### WORK TO DO
Copy out each line that mentions the word "this".

### EXCERPTED RECORDS

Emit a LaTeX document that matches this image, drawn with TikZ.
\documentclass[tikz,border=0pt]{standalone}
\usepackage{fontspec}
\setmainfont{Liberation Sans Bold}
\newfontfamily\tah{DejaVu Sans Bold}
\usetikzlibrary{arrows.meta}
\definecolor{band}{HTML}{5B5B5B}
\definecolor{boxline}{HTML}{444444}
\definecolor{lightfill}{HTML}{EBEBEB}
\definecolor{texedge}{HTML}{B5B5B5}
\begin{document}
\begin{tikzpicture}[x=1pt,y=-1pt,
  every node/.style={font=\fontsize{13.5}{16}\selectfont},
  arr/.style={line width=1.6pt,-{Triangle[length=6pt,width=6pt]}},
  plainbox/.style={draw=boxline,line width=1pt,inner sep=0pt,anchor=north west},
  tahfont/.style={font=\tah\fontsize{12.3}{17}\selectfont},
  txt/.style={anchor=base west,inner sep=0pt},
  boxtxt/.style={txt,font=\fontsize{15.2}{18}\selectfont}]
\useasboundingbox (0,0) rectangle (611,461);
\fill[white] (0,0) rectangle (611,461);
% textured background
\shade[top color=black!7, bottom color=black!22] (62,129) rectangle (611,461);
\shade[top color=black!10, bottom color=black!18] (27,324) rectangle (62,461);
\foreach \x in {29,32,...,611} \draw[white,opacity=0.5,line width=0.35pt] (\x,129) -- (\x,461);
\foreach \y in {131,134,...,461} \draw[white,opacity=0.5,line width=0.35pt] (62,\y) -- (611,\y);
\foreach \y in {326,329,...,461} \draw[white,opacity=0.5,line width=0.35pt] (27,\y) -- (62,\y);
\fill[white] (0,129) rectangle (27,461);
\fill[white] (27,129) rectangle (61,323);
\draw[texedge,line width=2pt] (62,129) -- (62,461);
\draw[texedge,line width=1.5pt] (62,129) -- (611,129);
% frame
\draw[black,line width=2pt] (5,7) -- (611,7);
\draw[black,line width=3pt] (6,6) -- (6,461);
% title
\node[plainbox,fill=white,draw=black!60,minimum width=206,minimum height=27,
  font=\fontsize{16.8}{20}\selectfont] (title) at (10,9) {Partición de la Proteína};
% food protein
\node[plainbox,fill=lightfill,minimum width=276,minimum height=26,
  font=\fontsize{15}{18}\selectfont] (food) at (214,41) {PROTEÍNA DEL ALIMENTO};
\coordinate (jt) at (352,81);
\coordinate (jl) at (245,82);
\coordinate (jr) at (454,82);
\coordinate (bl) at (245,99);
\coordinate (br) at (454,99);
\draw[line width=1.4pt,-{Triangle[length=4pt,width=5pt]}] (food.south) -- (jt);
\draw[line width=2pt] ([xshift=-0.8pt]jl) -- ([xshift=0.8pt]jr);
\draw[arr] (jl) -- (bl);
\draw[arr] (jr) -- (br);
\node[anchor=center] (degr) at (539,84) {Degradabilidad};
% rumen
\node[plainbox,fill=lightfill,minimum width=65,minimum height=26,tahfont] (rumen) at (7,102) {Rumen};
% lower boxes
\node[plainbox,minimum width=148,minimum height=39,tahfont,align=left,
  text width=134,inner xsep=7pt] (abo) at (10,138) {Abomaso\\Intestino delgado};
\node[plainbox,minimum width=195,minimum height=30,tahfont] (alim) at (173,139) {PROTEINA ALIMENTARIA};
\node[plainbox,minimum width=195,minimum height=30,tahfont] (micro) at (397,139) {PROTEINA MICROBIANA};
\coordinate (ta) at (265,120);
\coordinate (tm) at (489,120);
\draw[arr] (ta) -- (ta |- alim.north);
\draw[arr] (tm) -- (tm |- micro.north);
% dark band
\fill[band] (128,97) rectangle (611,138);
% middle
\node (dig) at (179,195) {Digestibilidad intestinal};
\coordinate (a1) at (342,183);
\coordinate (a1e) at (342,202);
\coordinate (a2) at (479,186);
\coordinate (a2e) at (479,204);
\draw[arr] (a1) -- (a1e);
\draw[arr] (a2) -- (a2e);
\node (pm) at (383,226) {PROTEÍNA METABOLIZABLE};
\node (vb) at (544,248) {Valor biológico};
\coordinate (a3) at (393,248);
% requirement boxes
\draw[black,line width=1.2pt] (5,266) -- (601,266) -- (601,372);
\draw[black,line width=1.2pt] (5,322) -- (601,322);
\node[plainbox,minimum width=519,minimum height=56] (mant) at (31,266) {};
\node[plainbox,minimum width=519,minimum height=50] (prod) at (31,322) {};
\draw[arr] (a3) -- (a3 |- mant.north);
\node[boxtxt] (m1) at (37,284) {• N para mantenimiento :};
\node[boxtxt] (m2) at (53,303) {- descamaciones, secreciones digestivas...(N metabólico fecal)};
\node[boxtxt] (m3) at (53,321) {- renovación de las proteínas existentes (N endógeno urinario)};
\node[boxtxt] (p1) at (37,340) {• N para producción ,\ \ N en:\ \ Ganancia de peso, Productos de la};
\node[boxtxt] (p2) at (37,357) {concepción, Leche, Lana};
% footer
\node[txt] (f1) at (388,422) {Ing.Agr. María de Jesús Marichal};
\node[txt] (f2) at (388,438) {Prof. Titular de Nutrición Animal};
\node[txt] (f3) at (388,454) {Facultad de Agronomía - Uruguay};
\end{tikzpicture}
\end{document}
...
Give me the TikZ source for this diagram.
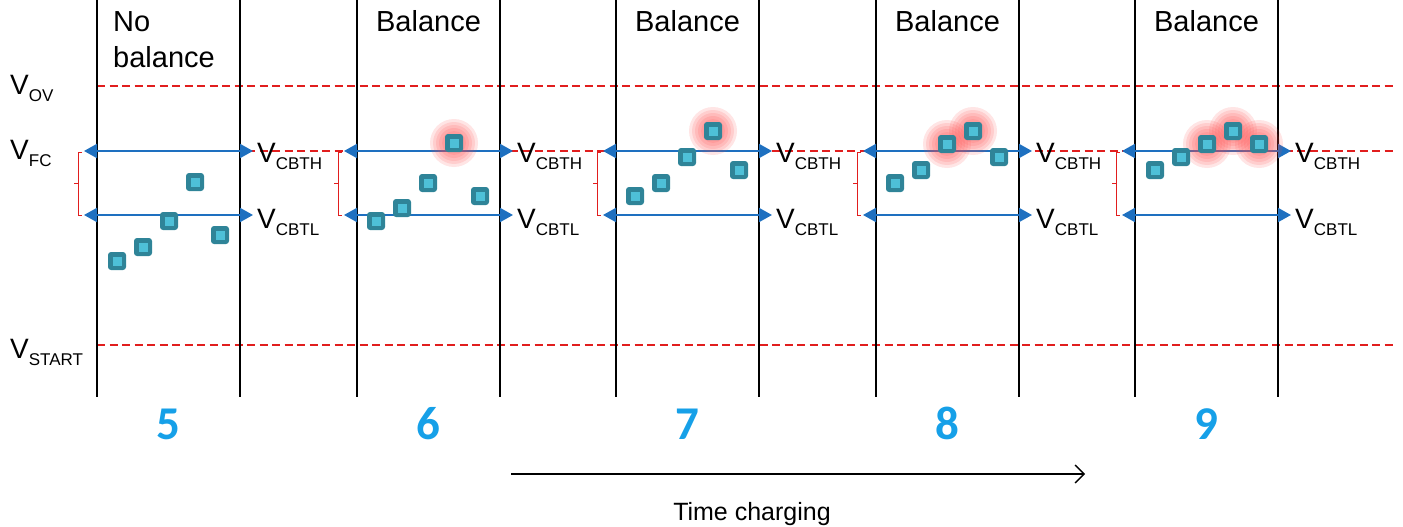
---
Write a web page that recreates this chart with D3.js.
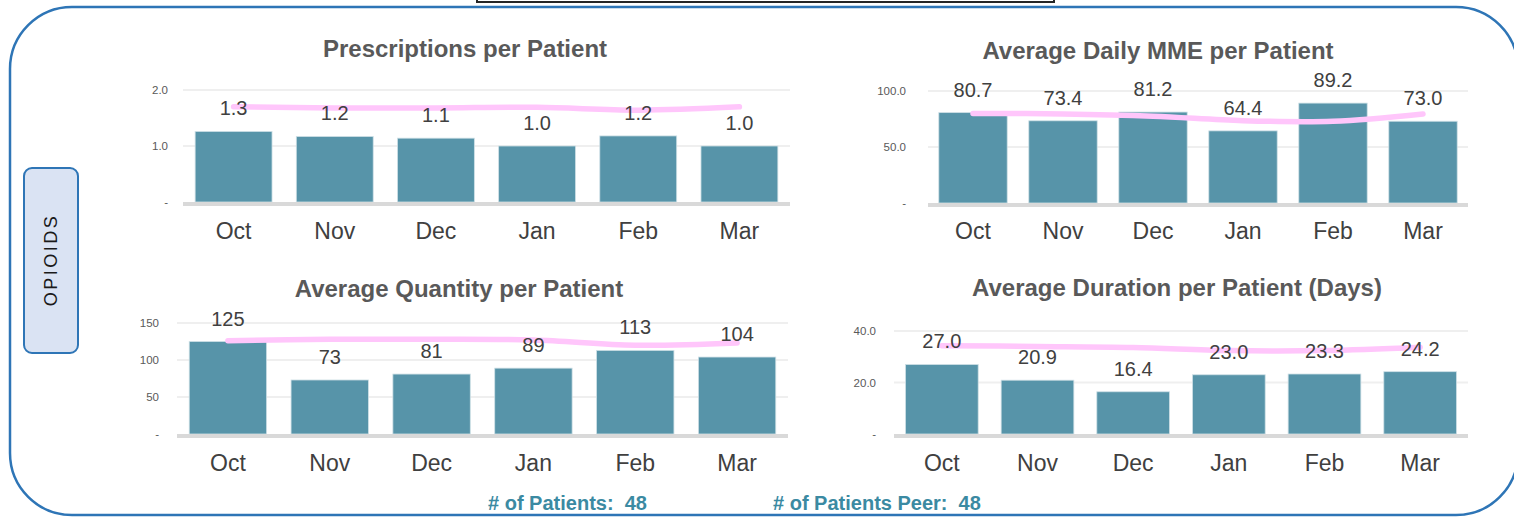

### SOLUTION
Emit a LaTeX document that matches this image, drawn with TikZ.
Give me the TikZ source for this diagram.
Write a web page that recreates this chart with D3.js.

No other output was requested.